_TASK PROMPT_:
Copy every line of the listing that holds the string "this".

_DATASET EXCERPTS_:
────────────────────────────────────────
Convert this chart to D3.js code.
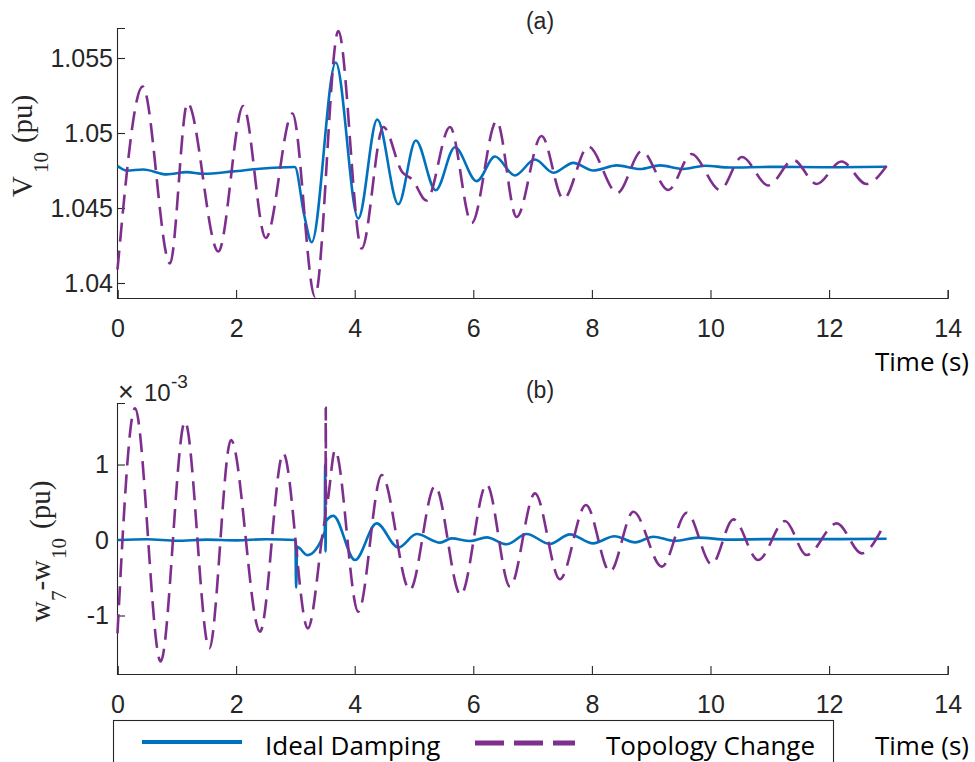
────────────────────────────────────────
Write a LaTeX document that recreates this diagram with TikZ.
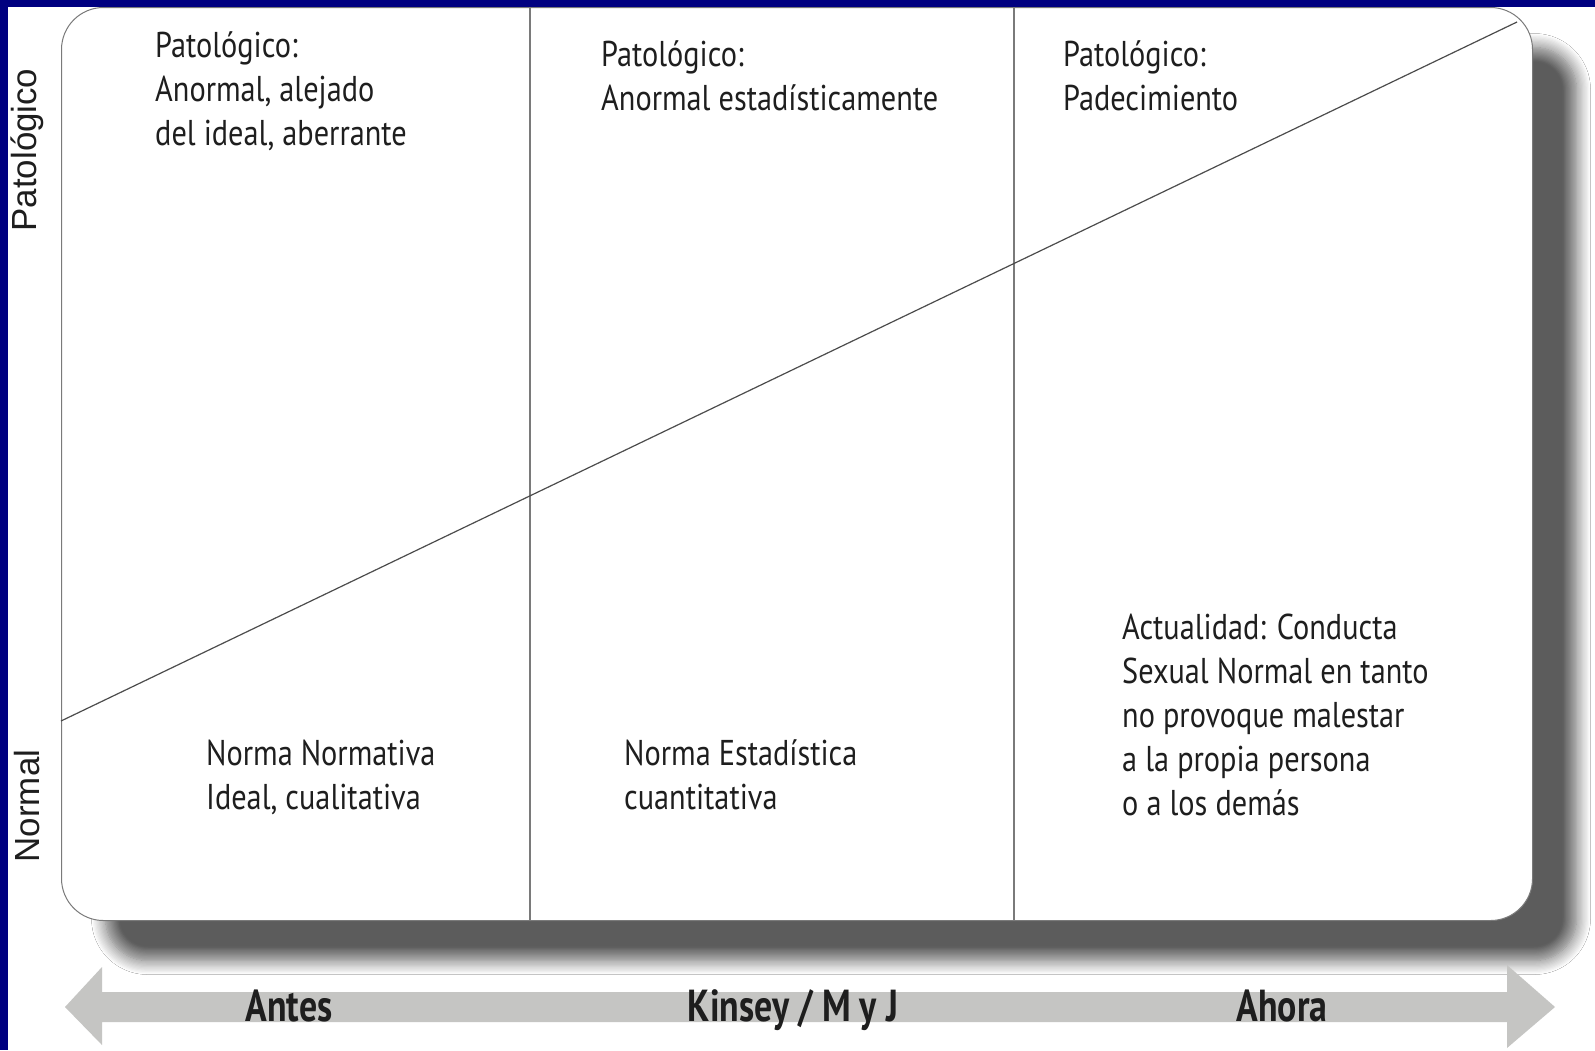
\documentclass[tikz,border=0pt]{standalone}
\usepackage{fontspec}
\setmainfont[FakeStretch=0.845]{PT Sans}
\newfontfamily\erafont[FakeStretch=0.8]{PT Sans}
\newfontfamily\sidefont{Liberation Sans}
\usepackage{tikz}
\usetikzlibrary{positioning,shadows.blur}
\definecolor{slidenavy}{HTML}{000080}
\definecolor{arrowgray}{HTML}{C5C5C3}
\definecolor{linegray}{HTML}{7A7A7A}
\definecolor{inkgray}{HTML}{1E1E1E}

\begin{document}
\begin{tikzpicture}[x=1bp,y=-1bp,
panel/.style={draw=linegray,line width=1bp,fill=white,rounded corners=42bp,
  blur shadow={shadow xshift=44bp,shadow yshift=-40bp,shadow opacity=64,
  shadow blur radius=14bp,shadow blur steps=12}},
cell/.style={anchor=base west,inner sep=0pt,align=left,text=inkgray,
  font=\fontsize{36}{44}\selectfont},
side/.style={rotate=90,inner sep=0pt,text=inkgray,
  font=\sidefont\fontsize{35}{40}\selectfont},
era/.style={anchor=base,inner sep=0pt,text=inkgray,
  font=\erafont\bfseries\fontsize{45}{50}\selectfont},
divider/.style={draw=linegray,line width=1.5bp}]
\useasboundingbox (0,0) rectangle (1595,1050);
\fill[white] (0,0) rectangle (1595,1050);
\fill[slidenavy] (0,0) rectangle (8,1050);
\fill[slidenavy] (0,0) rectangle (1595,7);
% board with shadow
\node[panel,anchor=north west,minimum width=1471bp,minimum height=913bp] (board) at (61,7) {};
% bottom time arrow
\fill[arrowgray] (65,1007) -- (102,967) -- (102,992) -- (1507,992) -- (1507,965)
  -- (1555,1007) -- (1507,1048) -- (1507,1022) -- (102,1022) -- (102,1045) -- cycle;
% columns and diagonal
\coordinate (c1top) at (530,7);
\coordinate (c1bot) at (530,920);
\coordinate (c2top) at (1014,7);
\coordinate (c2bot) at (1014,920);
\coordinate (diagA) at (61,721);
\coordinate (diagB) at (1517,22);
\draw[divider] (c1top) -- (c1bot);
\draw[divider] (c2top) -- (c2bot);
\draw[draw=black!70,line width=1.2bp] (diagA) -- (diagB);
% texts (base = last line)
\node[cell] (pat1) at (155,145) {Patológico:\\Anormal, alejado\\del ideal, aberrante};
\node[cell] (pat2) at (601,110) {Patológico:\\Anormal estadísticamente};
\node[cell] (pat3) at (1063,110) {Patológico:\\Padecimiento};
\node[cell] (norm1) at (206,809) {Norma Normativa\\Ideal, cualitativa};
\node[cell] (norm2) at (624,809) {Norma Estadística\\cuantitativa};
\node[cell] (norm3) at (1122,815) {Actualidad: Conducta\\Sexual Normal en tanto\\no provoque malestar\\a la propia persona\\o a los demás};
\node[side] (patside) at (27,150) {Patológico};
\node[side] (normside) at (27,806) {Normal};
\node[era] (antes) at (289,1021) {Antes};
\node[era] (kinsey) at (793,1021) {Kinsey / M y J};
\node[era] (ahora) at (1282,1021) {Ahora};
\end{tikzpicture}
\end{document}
────────────────────────────────────────
_EXERCISE RESPONSE_:
Convert this chart to D3.js code.
Write a LaTeX document that recreates this diagram with TikZ.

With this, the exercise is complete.